Tuesday, 15 June 2010
Game Review: Alan Wake-Xbox 360
Alan Wake has had a bumpy ride during the course of its development, one that began way back around the release of the Xbox 360 and one time there was even talk of it ever surfacing at all. It’s also seen developers, Remedy, (of Max Payne fame), come under a lot of pressure from the gaming community and critics alike as all waited patiently for the game to be released. So here we are, some five years later, and finally Alan Wake has reached retailers' shelves albeit as a leaner, more familiar survival horror as supposed to the pseudo-free roaming adventure originally planned.
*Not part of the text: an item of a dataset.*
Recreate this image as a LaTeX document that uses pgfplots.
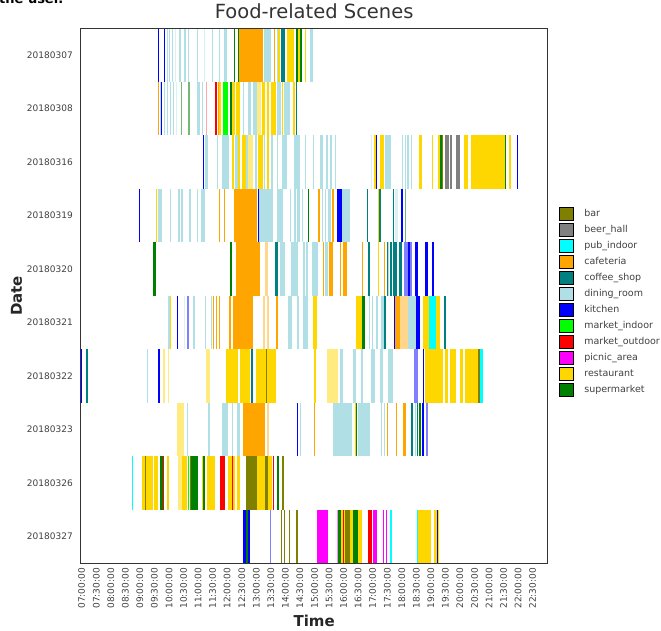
\documentclass[border=0pt]{standalone}
\usepackage{fontspec}
\setmainfont{DejaVu Sans}
\usepackage{pgfplots}
\usepackage{pgfplotstable}
\pgfplotsset{compat=1.18}

\definecolor{cbar}{RGB}{128,128,0}
\definecolor{cbeer}{RGB}{128,128,128}
\definecolor{cpub}{RGB}{0,255,255}
\definecolor{ccafe}{RGB}{255,165,0}
\definecolor{ccoffee}{RGB}{0,128,128}
\definecolor{cdining}{RGB}{176,224,230}
\definecolor{ckitchen}{RGB}{0,0,255}
\definecolor{cmin}{RGB}{0,255,0}
\definecolor{cmout}{RGB}{255,0,0}
\definecolor{cpicnic}{RGB}{255,0,255}
\definecolor{crest}{RGB}{255,215,0}
\definecolor{csuper}{RGB}{0,128,0}

% t = start (hours), r = row (0 = 20180307), w = length (hours)
\pgfplotstableread{
t r w
19.39 2 0.04
13.32 6 0.06
20.62 6 0.06
9.18 8 0.04
10.72 8 0.04
12.64 8 0.38
13.30 8 0.09
13.87 8 0.08
13.85 9 0.05
13.96 9 0.04
14.12 9 0.05
14.36 9 0.08
16.05 9 0.17
}\Tbar

\pgfplotstableread{
t r w
19.48 2 0.14
19.66 2 0.06
19.85 2 0.15
}\Tbeer

\pgfplotstableread{
t r w
18.94 5 0.23
20.68 6 0.11
8.74 8 0.04
17.61 9 0.05
18.51 9 0.06
}\Tpub

\pgfplotstableread{
t r w
12.42 0 0.82
13.61 0 0.04
9.62 1 0.04
11.67 1 0.04
11.73 3 0.04
11.89 3 0.04
12.23 3 0.78
15.13 3 0.06
15.61 3 0.06
12.29 4 0.84
15.30 4 0.04
15.50 4 0.15
15.88 4 0.04
15.99 4 0.12
16.62 4 0.06
17.40 4 0.04
11.50 5 0.04
11.62 5 0.04
11.73 5 0.04
12.07 5 0.05
12.19 5 0.71
13.68 5 0.08
17.77 5 0.17
12.53 7 0.77
14.98 7 0.05
17.48 7 0.06
17.79 7 0.04
18.05 7 0.09
}\Tcafe

\pgfplotstableread{
t r w
13.30 4 0.09
13.24 5 0.06
13.36 5 0.09
17.94 5 0.29
13.38 7 0.07
}\Tcafelight

\pgfplotstableread{
t r w
13.85 0 0.14
14.36 1 0.04
16.79 3 0.04
17.23 3 0.04
17.69 3 0.04
13.64 4 0.11
16.83 4 0.08
17.48 4 0.05
17.58 4 0.08
17.71 4 0.12
17.89 4 0.11
17.40 5 0.06
19.45 5 0.07
7.16 6 0.06
12.81 6 0.08
18.31 7 0.09
18.51 7 0.06
}\Tcoffee

\pgfplotstableread{
t r w
9.92 0 0.04
10.01 0 0.04
10.09 0 0.04
10.34 0 0.09
10.53 0 0.05
10.66 0 0.04
10.95 0 0.04
11.47 0 0.04
11.73 0 0.04
11.89 0 0.09
13.27 0 0.23
13.70 0 0.04
14.85 0 0.11
9.69 1 0.07
9.84 1 0.04
9.93 1 0.04
10.03 1 0.04
10.14 1 0.04
10.95 1 0.11
11.12 1 0.04
12.54 1 0.04
12.73 1 0.08
12.90 1 0.12
13.71 1 0.14
13.95 1 0.20
11.24 2 0.11
11.64 2 0.06
11.83 2 0.23
12.28 2 0.08
12.65 2 0.07
12.94 2 0.07
13.25 2 0.05
13.51 2 0.08
13.70 2 0.04
13.89 2 0.16
14.29 2 0.22
14.67 2 0.04
14.96 2 0.04
15.19 2 0.11
15.38 2 0.09
15.53 2 0.08
15.70 2 0.04
17.42 2 0.21
18.01 2 0.04
18.11 2 0.04
18.19 2 0.05
18.32 2 0.04
9.63 3 0.12
10.03 3 0.04
10.30 3 0.08
10.40 3 0.08
10.70 3 0.04
10.95 3 0.06
11.10 3 0.14
13.10 3 0.48
13.70 3 0.23
14.16 3 0.05
14.30 3 0.05
14.40 3 0.10
14.57 3 0.04
15.25 3 0.05
15.36 3 0.04
15.48 3 0.10
15.96 3 0.26
13.81 4 0.17
14.19 4 0.23
14.62 4 0.04
14.70 4 0.09
14.90 4 0.23
15.36 4 0.10
17.52 4 0.04
9.98 5 0.04
10.83 5 0.06
11.24 5 0.04
11.43 5 0.04
14.10 5 0.12
14.39 5 0.09
14.59 5 0.19
16.86 5 0.04
16.98 5 0.04
17.10 5 0.10
17.29 5 0.10
18.22 5 0.26
9.25 6 0.04
15.87 6 0.11
16.32 6 0.11
16.61 6 0.06
16.95 6 0.12
17.24 6 0.11
17.53 6 0.17
10.61 7 0.04
11.35 7 0.06
11.81 7 0.23
12.15 7 0.06
12.33 7 0.11
14.50 7 0.04
15.65 7 0.63
16.51 7 0.40
17.29 7 0.04
17.39 7 0.04
18.45 7 0.04
}\Tdining

\pgfplotstableread{
t r w
10.20 0 0.04
11.20 0 0.04
10.25 1 0.04
16.93 2 0.04
17.77 3 0.10
10.50 5 0.04
}\Tdininglight

\pgfplotstableread{
t r w
9.63 0 0.04
9.84 0 0.04
9.73 1 0.03
11.18 2 0.04
17.11 2 0.04
21.96 2 0.04
8.98 3 0.04
13.05 3 0.06
15.76 3 0.19
17.96 3 0.07
18.21 4 0.07
18.45 4 0.11
18.80 4 0.09
19.03 4 0.09
10.26 5 0.06
17.73 5 0.05
18.50 5 0.14
6.97 6 0.04
9.62 6 0.06
18.73 6 0.04
14.39 7 0.04
18.70 7 0.06
12.55 9 0.09
12.71 9 0.07
19.20 9 0.04
}\Tkitchen

\pgfplotstableread{
t r w
18.09 4 0.25
10.63 5 0.06
18.42 6 0.14
18.83 7 0.08
13.47 9 0.04
}\Tkitchenlight

\pgfplotstableread{
t r w
11.87 1 0.16
10.64 8 0.05
}\Tmin

\pgfplotstableread{
t r w
11.58 1 0.06
9.78 8 0.04
11.75 8 0.17
12.15 8 0.04
13.56 8 0.04
15.99 9 0.04
16.83 9 0.14
}\Tmout

\pgfplotstableread{
t r w
11.26 1 0.04
}\Tmoutlight

\pgfplotstableread{
t r w
15.08 9 0.40
17.01 9 0.13
17.36 9 0.04
17.45 9 0.04
}\Tpicnic

\pgfplotstableread{
t r w
15.76 9 0.06
}\Tpicniclight

\pgfplotstableread{
t r w
13.76 0 0.06
14.07 0 0.21
14.42 0 0.08
14.67 0 0.04
11.73 1 0.06
12.18 1 0.09
12.30 1 0.14
13.19 1 0.11
13.36 1 0.08
13.51 1 0.17
13.87 1 0.06
14.25 1 0.08
12.18 2 0.07
12.36 2 0.08
12.50 2 0.14
13.05 2 0.19
13.36 2 0.06
17.06 2 0.05
17.25 2 0.14
18.60 2 0.08
19.05 2 0.04
19.25 2 0.06
20.15 2 0.12
20.38 2 1.17
21.68 2 0.07
9.55 3 0.04
17.19 3 0.04
17.19 4 0.04
10.03 5 0.04
14.96 5 0.12
16.43 5 0.20
18.74 5 0.21
19.17 5 0.14
11.97 6 0.40
12.43 6 0.34
13.00 6 0.32
13.38 6 0.31
14.98 6 0.08
18.79 6 0.63
19.47 6 0.11
19.65 6 0.23
19.99 6 0.11
20.16 6 0.46
16.39 7 0.08
9.08 8 0.09
9.20 8 0.26
9.49 8 0.14
9.92 8 0.09
10.44 8 0.17
11.12 8 0.06
11.30 8 0.28
12.04 8 0.23
12.33 8 0.11
13.01 8 0.29
13.41 8 0.12
15.91 9 0.14
16.22 9 0.10
16.50 9 0.13
18.57 9 0.44
19.11 9 0.16
}\Trest

\pgfplotstableread{
t r w
13.03 1 0.12
12.73 2 0.17
9.79 6 0.06
9.97 6 0.04
11.28 6 0.12
15.44 6 0.37
10.29 7 0.21
10.31 8 0.13
}\Trestlight

\pgfplotstableread{
t r w
12.24 0 0.04
12.36 0 0.06
14.36 0 0.06
14.50 0 0.07
12.10 1 0.06
19.31 2 0.08
21.55 2 0.04
14.77 3 0.04
9.46 4 0.08
12.10 4 0.08
16.64 5 0.08
16.43 7 0.04
18.60 7 0.06
9.69 8 0.11
10.77 8 0.24
11.18 8 0.06
13.70 8 0.08
12.64 9 0.07
15.81 9 0.09
16.33 9 0.16
}\Tsuper

\pgfplotstableread{
t r w
10.41 1 0.05
10.66 1 0.06
18.11 3 0.04
}\Tsuperlight

% one row of the chart is 535pt/10 = 53.5pt high
\newcommand{\seg}[3]{%
  \addplot[forget plot, draw=none, mark=none,
    error bars/.cd, x dir=plus, x explicit, error mark=none,
    error bar style={draw=#1, draw opacity=#2, line width=53.5pt}]
    table[x=t, y=r, x error=w] {#3};}

\begin{document}
\begin{tikzpicture}
\useasboundingbox (0pt,0pt) rectangle (661pt,-631pt);
\node[anchor=base west, inner sep=0pt, font=\bfseries\fontsize{13}{13}\selectfont] at (-1pt,-4pt) {the user.};
\begin{axis}[
  at={(80.7pt,-563.3pt)}, anchor=south west,
  scale only axis, width=467pt, height=535pt,
  xmin=6.966, xmax=23.015, ymin=-0.5, ymax=9.5, y dir=reverse,
  xtick={7,7.5,...,22.5},
  xticklabels={07:00:00,07:30:00,08:00:00,08:30:00,09:00:00,09:30:00,10:00:00,10:30:00,11:00:00,11:30:00,12:00:00,12:30:00,13:00:00,13:30:00,14:00:00,14:30:00,15:00:00,15:30:00,16:00:00,16:30:00,17:00:00,17:30:00,18:00:00,18:30:00,19:00:00,19:30:00,20:00:00,20:30:00,21:00:00,21:30:00,22:00:00,22:30:00},
  ytick={0,...,9},
  yticklabels={20180307,20180308,20180316,20180319,20180320,20180321,20180322,20180323,20180326,20180327},
  major tick length=0pt,
  tick label style={font=\fontsize{9}{10}\selectfont, text=black!75},
  xticklabel style={yshift=-4.7pt, rotate=90, anchor=east, inner sep=0pt},
  yticklabel style={xshift=-7.7pt, anchor=east, inner sep=0pt},
  axis line style={black!80, line width=0.8pt},
  axis on top,
  title={Food-related Scenes},
  title style={at={(axis description cs:0.5,1.0075)}, anchor=base, inner sep=0pt,
    font=\fontsize{19.5}{20}\selectfont, text=black!80},
  xlabel={Time},
  xlabel style={at={(axis description cs:0.5,-0.119)}, anchor=base, inner sep=0pt,
    font=\bfseries\fontsize{15}{16}\selectfont, text=black!85},
  ylabel={Date},
  ylabel style={at={(axis description cs:-0.1257,0.5)}, anchor=base, inner sep=0pt,
    font=\bfseries\fontsize{15}{16}\selectfont, text=black!85},
  legend style={at={(1.0227,0.6667)}, anchor=north west, draw=none, fill=none,
    inner sep=0pt, row sep=1.8pt, font=\fontsize{9.5}{10}\selectfont, text=black!75,
    nodes={inner sep=0pt}, cells={anchor=west}},
  legend image code/.code={\filldraw[#1] (0pt,-6.7pt) rectangle (14pt,6.7pt); \path (25pt,0pt);},
]
\seg{cdining}{0.45}{\Tdininglight}
\seg{cdining}{1}{\Tdining}
\seg{crest}{0.5}{\Trestlight}
\seg{crest}{1}{\Trest}
\seg{ccafe}{0.45}{\Tcafelight}
\seg{ccafe}{1}{\Tcafe}
\seg{cbar}{1}{\Tbar}
\seg{cbeer}{1}{\Tbeer}
\seg{ccoffee}{1}{\Tcoffee}
\seg{ckitchen}{0.5}{\Tkitchenlight}
\seg{ckitchen}{1}{\Tkitchen}
\seg{cmin}{1}{\Tmin}
\seg{cmout}{0.35}{\Tmoutlight}
\seg{cmout}{1}{\Tmout}
\seg{cpicnic}{0.45}{\Tpicniclight}
\seg{cpicnic}{1}{\Tpicnic}
\seg{cpub}{1}{\Tpub}
\seg{csuper}{0.55}{\Tsuperlight}
\seg{csuper}{1}{\Tsuper}

\addlegendimage{fill=cbar, draw=black, line width=0.8pt}\addlegendentry{bar}
\addlegendimage{fill=cbeer, draw=black, line width=0.8pt}\addlegendentry{beer\_hall}
\addlegendimage{fill=cpub, draw=black, line width=0.8pt}\addlegendentry{pub\_indoor}
\addlegendimage{fill=ccafe, draw=black, line width=0.8pt}\addlegendentry{cafeteria}
\addlegendimage{fill=ccoffee, draw=black, line width=0.8pt}\addlegendentry{coffee\_shop}
\addlegendimage{fill=cdining, draw=black, line width=0.8pt}\addlegendentry{dining\_room}
\addlegendimage{fill=ckitchen, draw=black, line width=0.8pt}\addlegendentry{kitchen}
\addlegendimage{fill=cmin, draw=black, line width=0.8pt}\addlegendentry{market\_indoor}
\addlegendimage{fill=cmout, draw=black, line width=0.8pt}\addlegendentry{market\_outdoor}
\addlegendimage{fill=cpicnic, draw=black, line width=0.8pt}\addlegendentry{picnic\_area}
\addlegendimage{fill=crest, draw=black, line width=0.8pt}\addlegendentry{restaurant}
\addlegendimage{fill=csuper, draw=black, line width=0.8pt}\addlegendentry{supermarket}
\end{axis}
\end{tikzpicture}
\end{document}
It would be easy to decry Alan Wake for its step back into the tried and tested waters of earlier game mechanics given its length of time under development, but to do so would be an unfair critique of a video game that delivers on many levels whilst surprising on others.
Much like a TV series the game is broken up into episodes and on completion of each the player is rewarded with an enjoyable closing piece of music with the following episode beginning with a TV style re-cap of previous events. Adding to this sense of acting out a TV serial is Alan’s ever present narration as the tale unfolds. Hints as to what may lie around the next corner or within the dark confines of an abandoned farmhouse are never too far away. While it’s often considered more appropriate in a horror-cum-thriller to conceal your viewers from what’s coming next, hearing the words “It was then I heard the Chainsaw” just as you stumble blindly into that afore mentioned farmhouse, is surprisingly unnerving. It’s an interesting approach toward a genre that invariably relies on the player being completely unaware of what lies in wait within their immediate environment; using the unknown to trigger the biggest scares and induce moments of panic. Alan Wake, however, tells you what’s coming next and as a result is genuinely more frightening than many other titles in the genre and for that it should be applauded. What’s particularly clever is how Remedy has managed to remind the player that they are just part of an interactive story whilst simultaneously never really detaching them from the experience. When Alan is terrified, amused or even exasperated by the events unfolding before him you share that journey, experiencing your own set of mixed emotions as the darkness-as it becomes known-threatens to consume you at every turn.
It’s has been a long time coming but Alan Wake has certainly been worth the wait. Atmosphere, beautiful visuals and a compelling story rarely come together in a video game quite as well as seen here. Once you begin Alan’s nightmarish journey it’s hard to let go; just remember when you go to bed at night to leave the landing light on as you never know what may lurk in the darkness.